None of this litany of woe is news, of course, and the chemistry community has been trying to earn the public’s interest and respect. Many American Chemical Society presidents have identified better communication about chemistry’s societal contributions as a priority of their tenure. Each year, the society’s National Chemistry Week reaches out to the masses with pedagogical messages. Dow Chemical has invested millions of dollars in its Human Element ad campaign to remind readers of the New Yorker and Atlantic magazines, for example, that “science is in the business of solving problems.” And the American Chemistry Council, a major chemistry trade group, has had its industry-wide Essential2 campaign to demonstrate, in ACC’s words, “that chemistry is essential to safety, health, innovation, the environment, the economy … essential to our lives.”
And sometimes you run across grassroots initiatives.

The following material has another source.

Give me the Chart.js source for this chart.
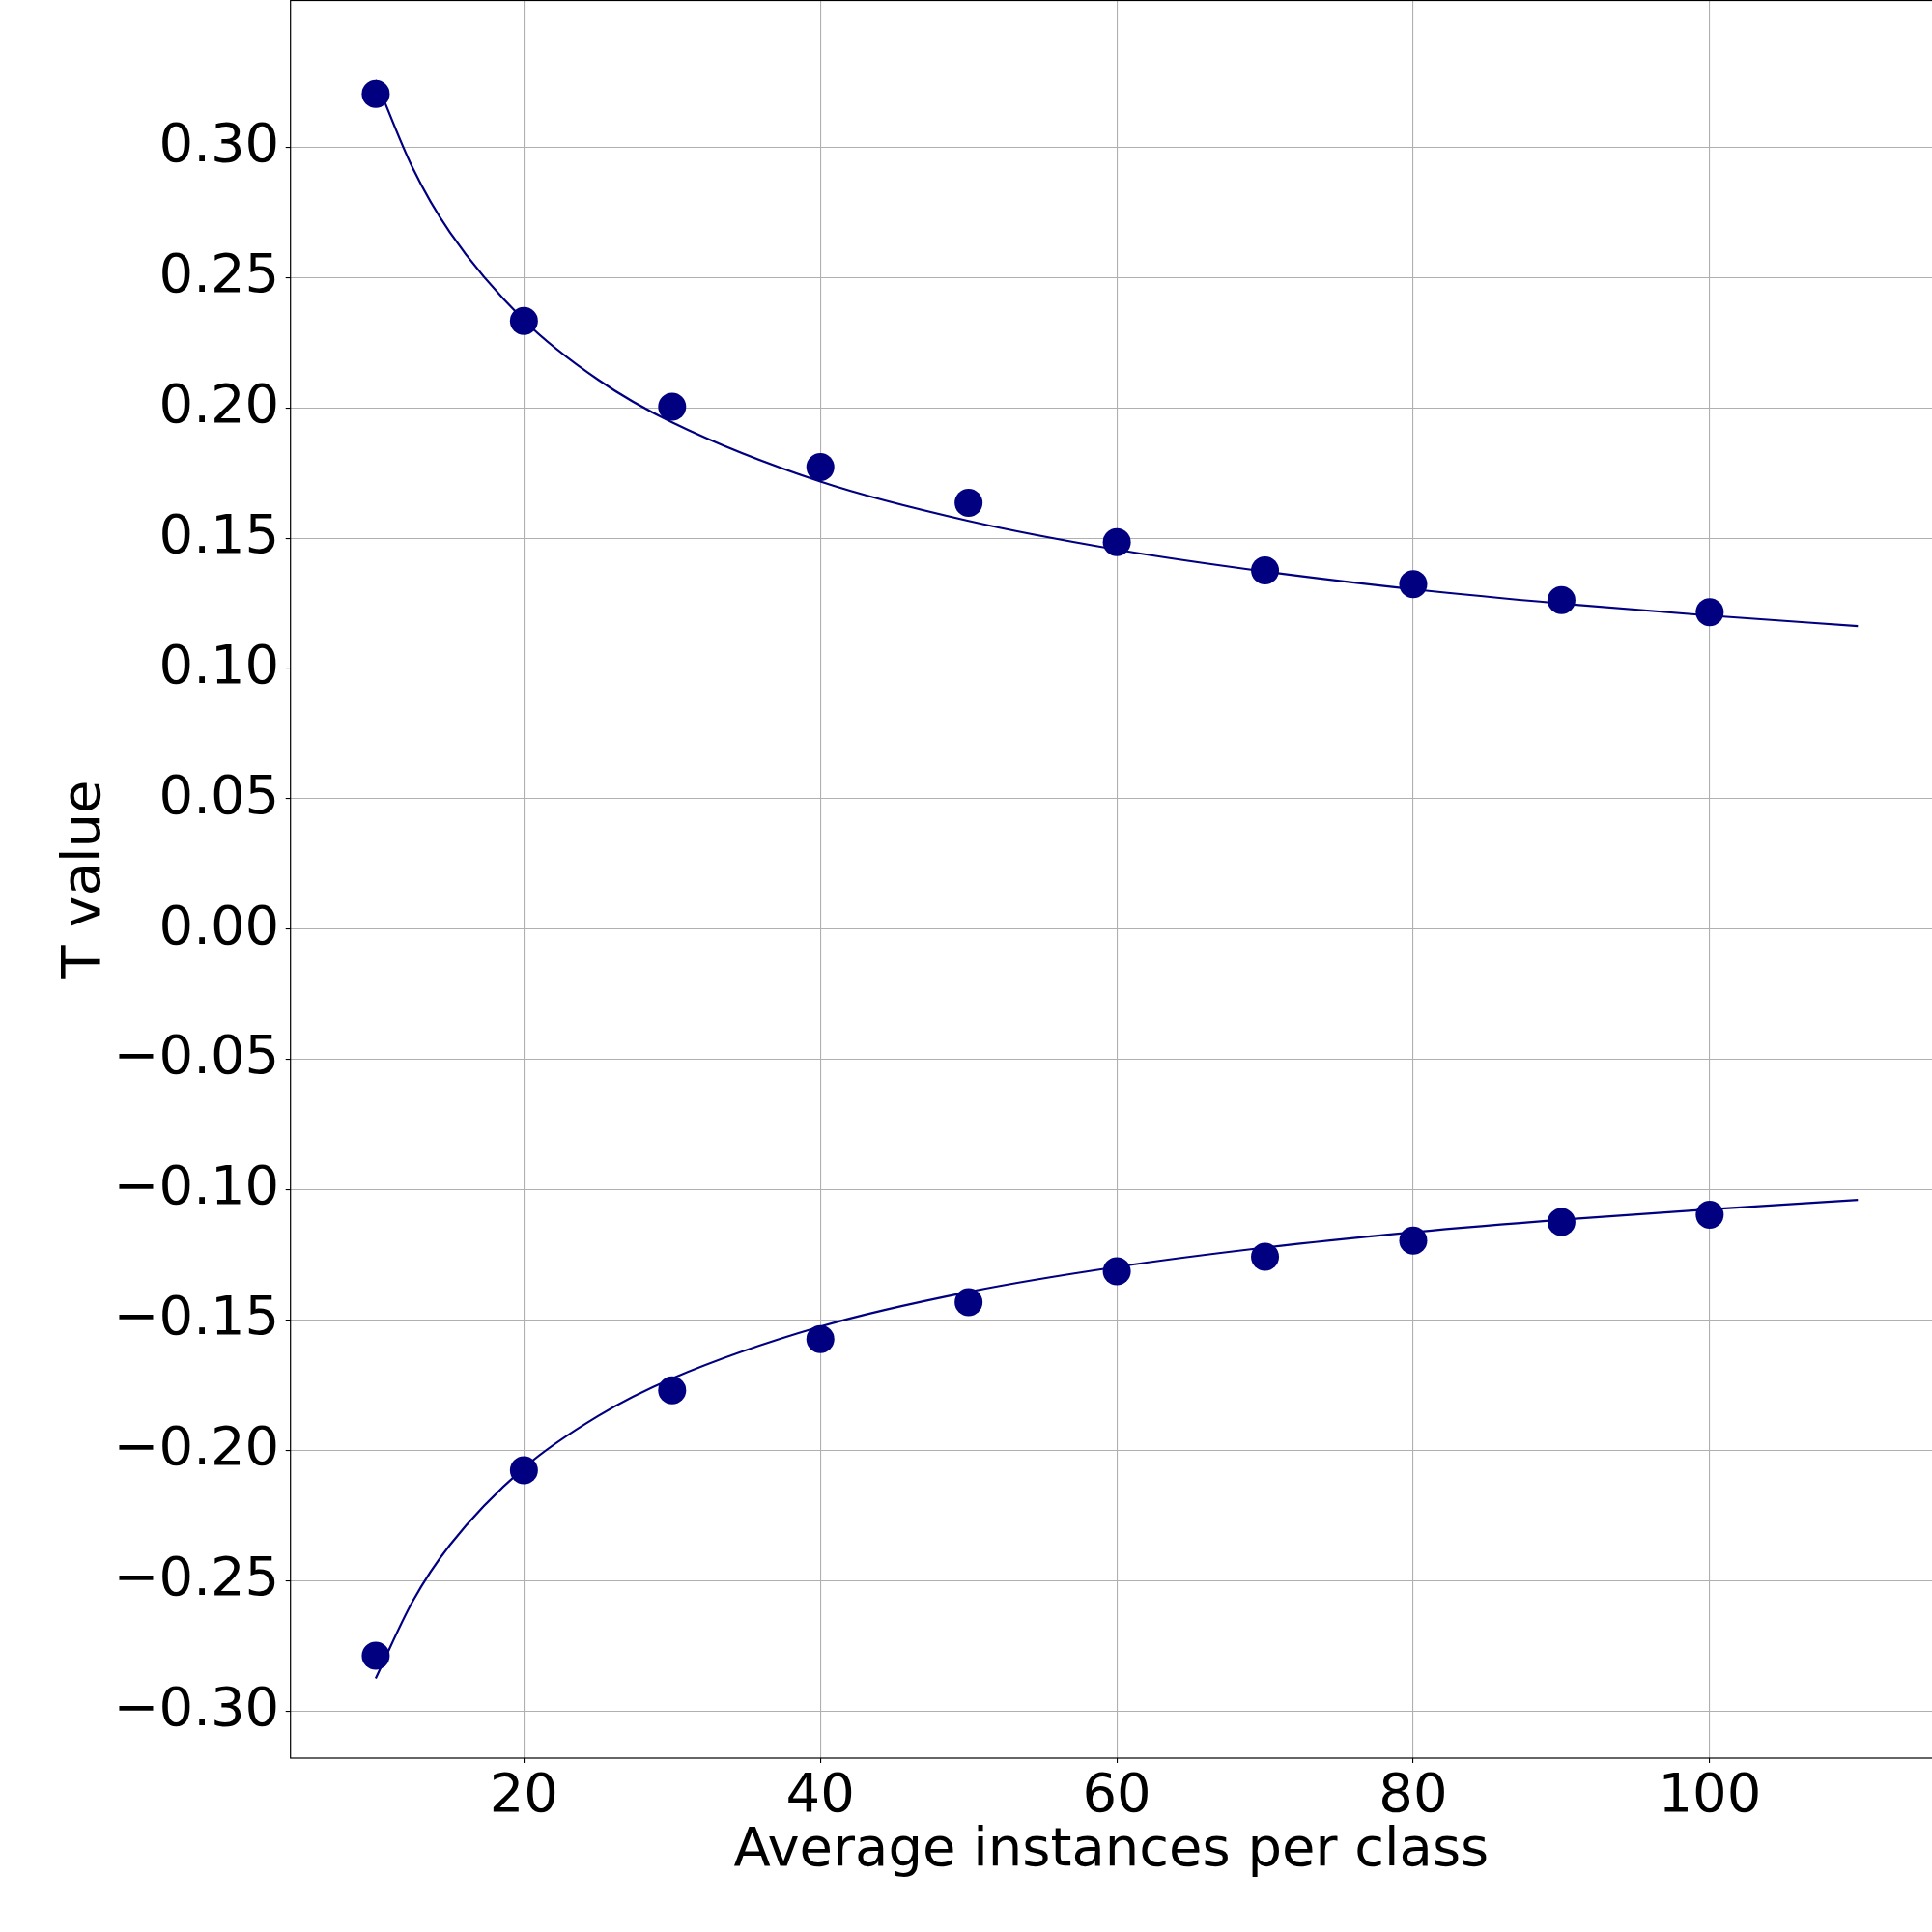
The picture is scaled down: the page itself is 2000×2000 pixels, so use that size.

Last month, at the University of Washington (UW), Seattle, a select group of 15 early-career chemists from around the country gathered for a first-of-its-kind Chemistry Communication Leadership Institute. Small as it was, it is the sort of effort that could catalyze a cultural change in the chemistry community. Sponsored by the National Science Foundation, ACS, and UW, the five-day institute—with follow-on components throughout the year—is the brainchild of Deborah L. Illman, a Ph.D. chemist and a former C&EN reporter, who has been teaching and studying science communication at UW for more than a decade. Full disclosure: I enthusiastically participated as a speaker at the institute to describe a “journalist’s world” to the group.
It was an ambitious program. Participants learned how journalists work; where their ideas come from; how they pitch, write, and edit stories; and how public relations and public information officers fit into the communication process. They learned about science blogs and the differences between print and radio communication. Attendees interviewed UW scientists in mock press conferences. They had to write and produce engaging “elevator talks” about their work. They were even subjected to actors simulating tough-to-handle interviewees.
Preliminary feedback suggests the experience might have been transformative for some participants. Dick Co, a postdoc at Argonne-Northwestern Solar Energy Research Center, said, “We are all very inspired to go back and actually do something.” Michael Tarselli, a research associate at Scripps Research Institute, in Florida, said that “this course helped me to bolster my research career with new written, spoken, and digital ways to reach out to the wider world about my science. It was fantastic.”
Meanwhile, ACS is taking one of its largest steps ever to get its members into their local communities to tell stories about what they do. At the national meeting in August, 1,300 attendees signed up to serve as “Chemistry Ambassadors,” willing and ready to chat up chemistry in everyday contexts such as high schools and libraries. Just as the institute was getting under way at UW, Chemistry Ambassadors program coordinator Nancy Blount received the first public request for the service from a Bellevue, Wash., high school physics teacher who was orchestrating a science careers forum.
I tell yuh, these kinds of efforts could be just the way for the chemistry enterprise to get a little more respect.